A more complex version of positivism is offered by H. L. A. Hart in
The Concept of Law
(1961). Hart characterizes law as ‘a system of rules’. The most basic type of rules are primary rules which impose rights and obligations and which include the criminal law. Secondary rules stipulate how primary rules are ‘formed, recognized, modified or extinguished’. A system is identified by its ‘rule of recognition’ that defines its legal status. A rule of recognition is, in effect, a definition of what Austin called a sovereign: in the United States it is the whole constitution, while in Britain it consists, arguably, of the single principle of
parliamentary sovereignty
.
Turning now to
legal naturalism
, if positivistic theories of law have been predominant in the ‘developed’ world in the twentieth century, naturalistic theories, defined as those which posit the existence of some kind of higher and permanent law not dependent on the actions of particular legislators, have dominated most other societies at most other times. Typically, such laws are derived from religious revelation or from the requirements of reason; in the synthesis of
Aquinas
, our reason is the mechanism whereby religious truth is revealed.
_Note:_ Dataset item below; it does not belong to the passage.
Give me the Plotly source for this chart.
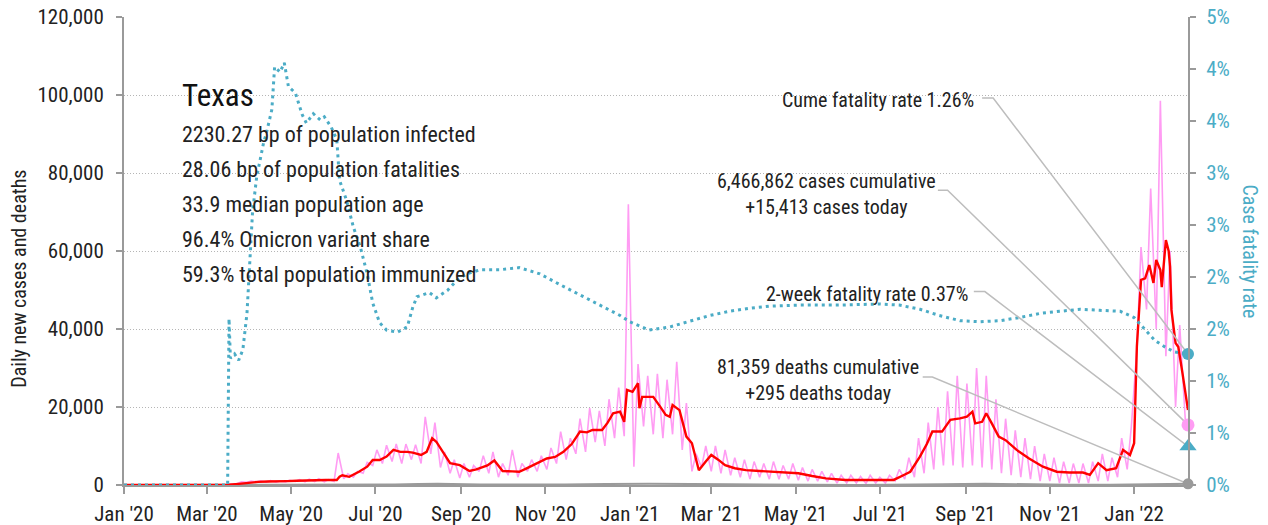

Reason may inform us, for instance, about the necessary structure of a legal system or about its core content. It may tell us that there must be laws against murder or that all laws, whatever their content, must treat equals equally. Thus, systems of laws are, in some respects, like scientific laws; both are necessary truths which our intellects can discover. In naturalistic theory some questions about the ethical quality of a ‘law’ are relevant to the question of whether or not it is a law at all. Of a racist law, say, which contradicts natural principles of law, the natural lawyer can say, ‘It is a rule the current state attempts to enforce, but it is incompatible with natural law and, therefore, not properly a law at all’.
In the West, the theory of natural law has had a significant revival in the last decades of the twentieth century, led by such writers as Ronald Dworkin and John Finnis . In Islamic cultures, it has always remained dominant. There is room in an Islamic society for rules which are merely contingent to a particular society, covering such matters as driving on the left or the right. But positive law which contradicts holy law would not be law and there is no room, in principle, for divine rules which are not enforced as positive laws.
From a positivist point of view naturalism carries excessive philosophical baggage: it must be based on either revealed religion or a concept of reason which is dangerously wide-ranging and which objectifies ethical judgements. Thus, naturalism is potentially illiberal and must conflict with the canons of utility and democracy. On the other hand, positivists have only feeble answers to certain practical ethical problems. What do we do with people who did wicked things which were not illegal under a wicked regime? How do we distinguish between, say, burglars and political protesters who are imprisoned under a morally unacceptable government when both their activities were clearly illegal at the time they were committed? Positivists, rightly or wrongly, can have no answer to Heinrich Himmler's claim that he could not possibly be tried since he had committed no crime.
In some, more subtle, accounts, positivism and naturalism are not so far apart: legislators make law and judges interpret it, but they do so according to criteria which may be common to all legal systems and, in some sense, are deduced to be necessarily preconditions of a legal system.